Graduated Payments: Under this method, payments start with a lower monthly payment, which steadily increases every few years until the loan is paid off. Such a repayment plan is helpful for those who need more disposable income after school or college.
Income-Based Payments: Such payments are based on the individual's annual income and student loan debt. This method suits those who expect their income, and consequently their ability to make higher monthly payments, to increase over the years.
Extended Repayment: Repayment terms of 25 – 30 years are available to those who generally have a consolidation loan of $30000 or more.
2) Interest rates vary from lender to lender but are usually in the range of 2 – 3 % for consolidation loans.
3) The amount of the consolidation loan depends on the outstanding amounts of the student loans that need to be consolidated.

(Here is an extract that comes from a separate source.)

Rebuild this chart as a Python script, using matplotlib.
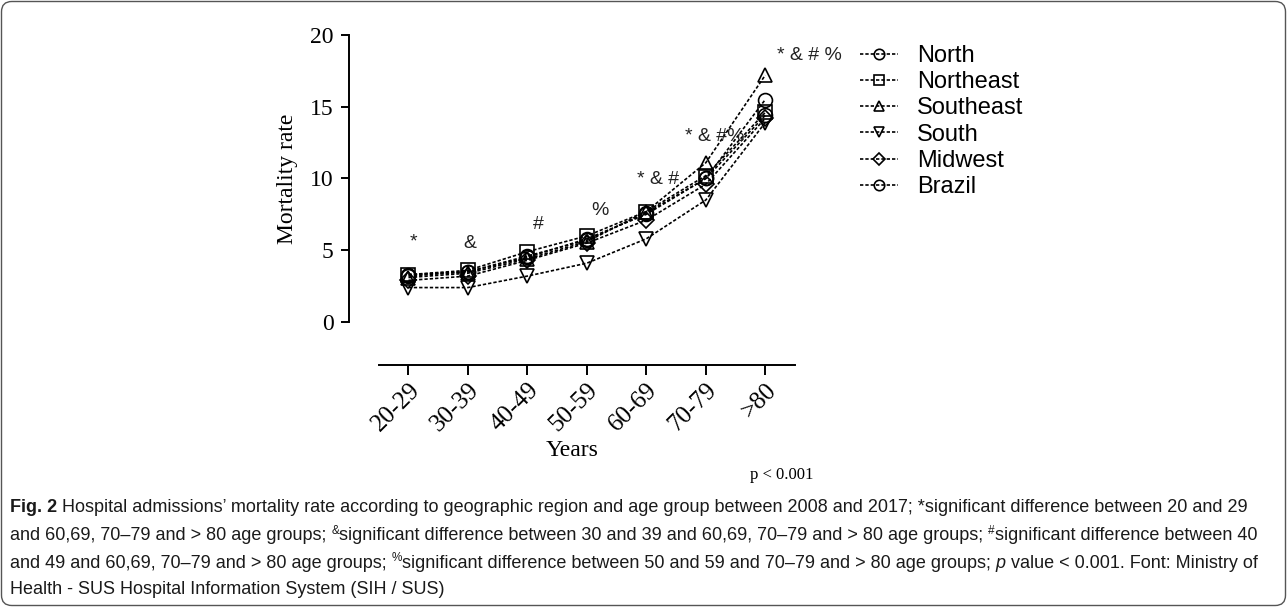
import matplotlib
matplotlib.use("Agg")
import matplotlib.pyplot as plt
from matplotlib.patches import FancyBboxPatch

# age groups on the x axis
age_groups = ["20-29", "30-39", "40-49", "50-59", "60-69", "70-79", ">80"]

# mortality rate per region
north = [3.3, 3.5, 4.6, 5.7, 7.6, 10.0, 15.5]
northeast = [3.3, 3.6, 4.9, 6.0, 7.7, 10.2, 14.6]
southeast = [3.1, 3.4, 4.4, 5.6, 7.7, 11.1, 17.2]
south = [2.4, 2.4, 3.2, 4.1, 5.8, 8.5, 13.9]
midwest = [2.9, 3.2, 4.3, 5.5, 7.1, 9.6, 14.2]
brazil = [3.2, 3.5, 4.5, 5.8, 7.5, 10.0, 14.4]

regions = ["North", "Northeast", "Southeast", "South", "Midwest", "Brazil"]
series = [north, northeast, southeast, south, midwest, brazil]
markers = ["o", "s", "^", "v", "D", "o"]

# significance marks above each group
sig_labels = ["*", "&", "#", "%", "* & #", "* & #%", "* & # %"]
sig_y = [5.6, 5.5, 6.8, 7.8, 9.9, 12.9, 18.6]
sig_dx = [0.08, 0.04, 0.18, 0.22, 0.2, 0.15, 0.75]

caption = [
    [("Fig. 2", {"weight": "bold"}),
     (" Hospital admissions\u2019 mortality rate according to geographic region and age group between 2008 and 2017; *significant difference between 20 and 29", {})],
    [("and 60,69, 70\u201379 and > 80 age groups; ", {}), ("&", {"sup": True}),
     ("significant difference between 30 and 39 and 60,69, 70\u201379 and > 80 age groups; ", {}), ("#", {"sup": True}),
     ("significant difference between 40", {})],
    [("and 49 and 60,69, 70\u201379 and > 80 age groups; ", {}), ("%", {"sup": True}),
     ("significant difference between 50 and 59 and 70\u201379 and > 80 age groups; ", {}), ("p", {"style": "italic"}),
     (" value < 0.001. Font: Ministry of", {})],
    [("Health - SUS Hospital Information System (SIH / SUS)", {})],
]

W, H = 1287, 607
serif = "Liberation Serif"
sans = "Liberation Sans"

fig = plt.figure(figsize=(W / 100, H / 100), dpi=100)

ax = fig.add_axes([349 / W, 285 / H, 446 / W, 287 / H])
x = list(range(len(age_groups)))
for vals, name, m in zip(series, regions, markers):
    ax.plot(x, vals, color="black", lw=1.2, ls=(0, (2, 1.2)), marker=m,
            ms=10 if m != "D" else 8, mfc="none", mec="black", mew=1.2, label=name)

for i, (lab, yv, dx) in enumerate(zip(sig_labels, sig_y, sig_dx)):
    ax.text(i + dx, yv, lab, ha="center", va="center", fontsize=14,
            family=sans, color="#222222", clip_on=False)

ax.spines["top"].set_visible(False)
ax.spines["right"].set_visible(False)
ax.spines["left"].set_bounds(0, 20)
ax.spines["bottom"].set_position(("outward", 31))
ax.spines["bottom"].set_bounds(-0.5, 6.5)
for s in ("left", "bottom"):
    ax.spines[s].set_linewidth(1.4)
ax.tick_params(axis="y", length=6, width=1.4, pad=5, labelsize=17)
ax.tick_params(axis="x", length=7, width=1.4, pad=3, labelsize=18)

ax.set_xlim(-1, 6.5)
ax.set_ylim(0, 20)
ax.set_yticks([0, 5, 10, 15, 20])
ax.set_xticks(x)
ax.set_xticklabels(age_groups, rotation=45, ha="right", va="top",
                   rotation_mode="anchor", family=serif, fontsize=18)
for t in ax.get_yticklabels():
    t.set_family(serif)
    t.set_fontsize(17)

ax.set_ylabel("Mortality rate", family=serif, fontsize=17, labelpad=9)
ax.set_xlabel("Years", family=serif, fontsize=17)
ax.xaxis.label.set_va("center")
ax.xaxis.set_label_coords(0.5, -0.446)

fig.legend(loc="upper left", bbox_to_anchor=(860 / W, 1 - 45 / H), frameon=False,
           prop={"family": sans, "size": 17}, markerscale=0.75, handlelength=1.6,
           handletextpad=0.8, labelspacing=0.18, borderpad=0, borderaxespad=0)

fig.text(813 / W, 1 - 475 / H, "p < 0.001", family=serif, fontsize=12,
         ha="right", va="center")

# caption, drawn piece by piece
cap_ax = fig.add_axes([0, 0, 1, 1])
cap_ax.axis("off")
cap_ax.set_zorder(-1)
line_y = [508, 536, 563, 590]
for pieces, ly in zip(caption, line_y):
    base = None
    prev = None
    for txt, kw in pieces:
        kw = dict(kw)
        sup = kw.pop("sup", False)
        style = dict(family=sans, color="#1a1a1a", ha="left", **kw)
        if prev is None:
            prev = cap_ax.text(10 / W, 1 - ly / H, txt, fontsize=13, va="center", **style)
            base = prev
        elif sup:
            prev = cap_ax.annotate(txt, xy=(1, 0.45), xycoords=(prev, base),
                                   va="bottom", fontsize=8.5, **style)
        else:
            prev = cap_ax.annotate(txt, xy=(1, 0), xycoords=(prev, base),
                                   va="bottom", fontsize=13, **style)

# rounded frame round the whole figure
frame = FancyBboxPatch((1.5 / W, 1.5 / H), 1 - 3 / W, 1 - 3 / H, transform=fig.transFigure,
                       boxstyle="round,pad=0,rounding_size=0.008", mutation_aspect=W / H,
                       fill=False, edgecolor="#555555", lw=1.0)
fig.patches.append(frame)

fig.savefig("out.png", dpi=100)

The total principal and the interest that you pay during the entire term of the loan, constitutes the total cost of your consolidation loan. Even though loan consolidation may lower your monthly loan payments, you may end up paying a lot more in terms of interest due to the extended period of the loan.
Comparing Total Costs of Consolidation Loans and Individual Student Loans
Let us see an example. If you had a student loan of $10000 and you were making a monthly payment of $100 over a period of 10 years, you would end up paying a total of $12000 for your loan. On the other hand, if you consolidate these loans and pay a monthly payment of $60 over a period of 20 years, then you would pay a total of $14400 on repaying your loan.

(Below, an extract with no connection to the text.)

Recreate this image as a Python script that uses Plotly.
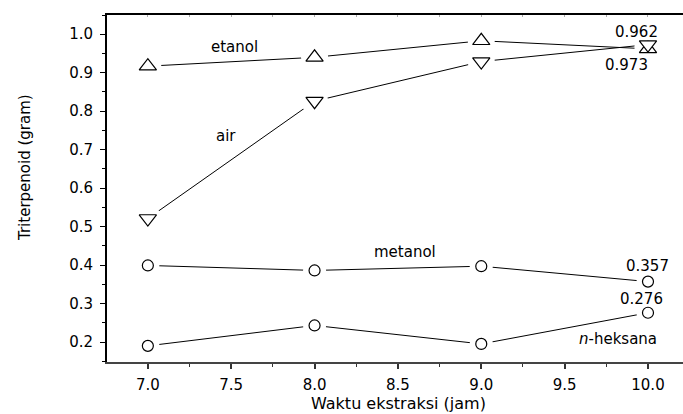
import plotly.graph_objects as go

waktu = [7.0, 8.0, 9.0, 10.0]
etanol = [0.917, 0.940, 0.983, 0.962]
air = [0.521, 0.826, 0.929, 0.973]
metanol = [0.399, 0.386, 0.397, 0.357]
heksana = [0.190, 0.243, 0.195, 0.276]

series = [
    (etanol, "triangle-up", 15),
    (air, "triangle-down", 15),
    (metanol, "circle", 11),
    (heksana, "circle", 11),
]

FONT = "DejaVu Sans, Arial, sans-serif"
fig = go.Figure()
for vals, sym, sz in series:
    fig.add_trace(go.Scatter(x=waktu, y=vals, mode="lines",
                             line=dict(color="black", width=1), showlegend=False, hoverinfo="skip"))
for vals, sym, sz in series:
    fig.add_trace(go.Scatter(x=waktu, y=vals, mode="markers",
                             marker=dict(symbol="circle", size=sz + 12, color="white",
                                         line=dict(color="white", width=0)),
                             showlegend=False, hoverinfo="skip"))
for vals, sym, sz in series:
    fig.add_trace(go.Scatter(x=waktu, y=vals, mode="markers",
                             marker=dict(symbol=sym, size=sz, color="white",
                                         line=dict(color="black", width=1.2)),
                             showlegend=False))

labels = [
    ("etanol", 7.52, 0.967),
    ("air", 7.47, 0.735),
    ("metanol", 8.54, 0.433),
    ("0.962", 9.93, 1.006),
    ("0.973", 9.87, 0.920),
    ("0.357", 10.0, 0.397),
    ("0.276", 9.96, 0.313),
    ("<i>n</i>-heksana", 9.82, 0.207),
]
for txt, x, y in labels:
    fig.add_annotation(x=x, y=y, text=txt, showarrow=False,
                       font=dict(family=FONT, size=15, color="black"))

fig.add_annotation(xref="paper", yref="paper", x=(398 - 107) / 576, y=-(403 - 362) / 347,
                   xanchor="center", yanchor="middle",
                   text="Waktu ekstraksi (jam)", showarrow=False,
                   font=dict(family=FONT, size=16, color="black"))
fig.add_annotation(xref="paper", yref="paper", x=-(107 - 25) / 576, y=(362 - 168) / 347,
                   xanchor="center", yanchor="middle",
                   text="Triterpenoid (gram)", showarrow=False, textangle=-90,
                   font=dict(family=FONT, size=15, color="black"))

fig.update_layout(
    width=683, height=414,
    margin=dict(l=107, r=0, t=15, b=52, autoexpand=False),
    paper_bgcolor="white", plot_bgcolor="white",
    font=dict(family=FONT, size=15, color="black"),
    xaxis=dict(range=[6.755, 10.21], tickvals=[7.0, 7.5, 8.0, 8.5, 9.0, 9.5, 10.0],
               ticktext=["7.0", "7.5", "8.0", "8.5", "9.0", "9.5", "10.0"],
               ticks="outside", ticklen=5, tickwidth=1.5, tickcolor="#333",
               showline=True, linecolor="#444", linewidth=2, showgrid=False, zeroline=False,
               automargin=False, ticklabelstandoff=3,
               minor=dict(ticks="outside", ticklen=3, tickwidth=1, tickcolor="#333", dtick=0.25, tick0=7.0),
               tickfont=dict(size=15)),
    yaxis=dict(range=[0.148, 1.05], tickvals=[0.2, 0.3, 0.4, 0.5, 0.6, 0.7, 0.8, 0.9, 1.0],
               ticktext=["0.2", "0.3", "0.4", "0.5", "0.6", "0.7", "0.8", "0.9", "1.0"],
               ticks="outside", ticklen=5, tickwidth=1.2, tickcolor="black",
               showline=True, linecolor="black", linewidth=2, showgrid=False, zeroline=False,
               automargin=False, ticklabelstandoff=4,
               minor=dict(ticks="outside", ticklen=3, tickwidth=1, tickcolor="black", dtick=0.05, tick0=0.2),
               tickfont=dict(size=15)),
    xaxis2=dict(overlaying="x", side="top", matches="x", range=[6.755, 10.21],
                showline=True, linecolor="black", linewidth=1.5, showticklabels=False,
                automargin=False,
                ticks="inside", ticklen=2, tickcolor="#aaa", dtick=0.25, tick0=7.0, showgrid=False),
)
fig.add_trace(go.Scatter(x=[7.0], y=[None], xaxis="x2", showlegend=False, hoverinfo="skip"))
fig.write_html("out.html", config={"displayModeBar": False},
               post_script="document.body.style.margin='0';document.body.style.padding='0';")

With the above example, you can see that even though you are making a lower monthly payment; the overall payment that you make for consolidating your loan is much higher that your original loan payment.
Before you go for a consolidation loan; it is very necessary to compare the interest rates, payment period, and the total cost of paying the student loans v/s total cost of paying the consolidation loans.
In many a cases, you will be making a higher overall payment for your consolidation loan than for your individual loans. But taking into consideration that you can prepay your consolidation loan anytime without any penalties, and the fixed rates of interest that are much lower than the student loans, it may be worth your while to consolidate your student loans.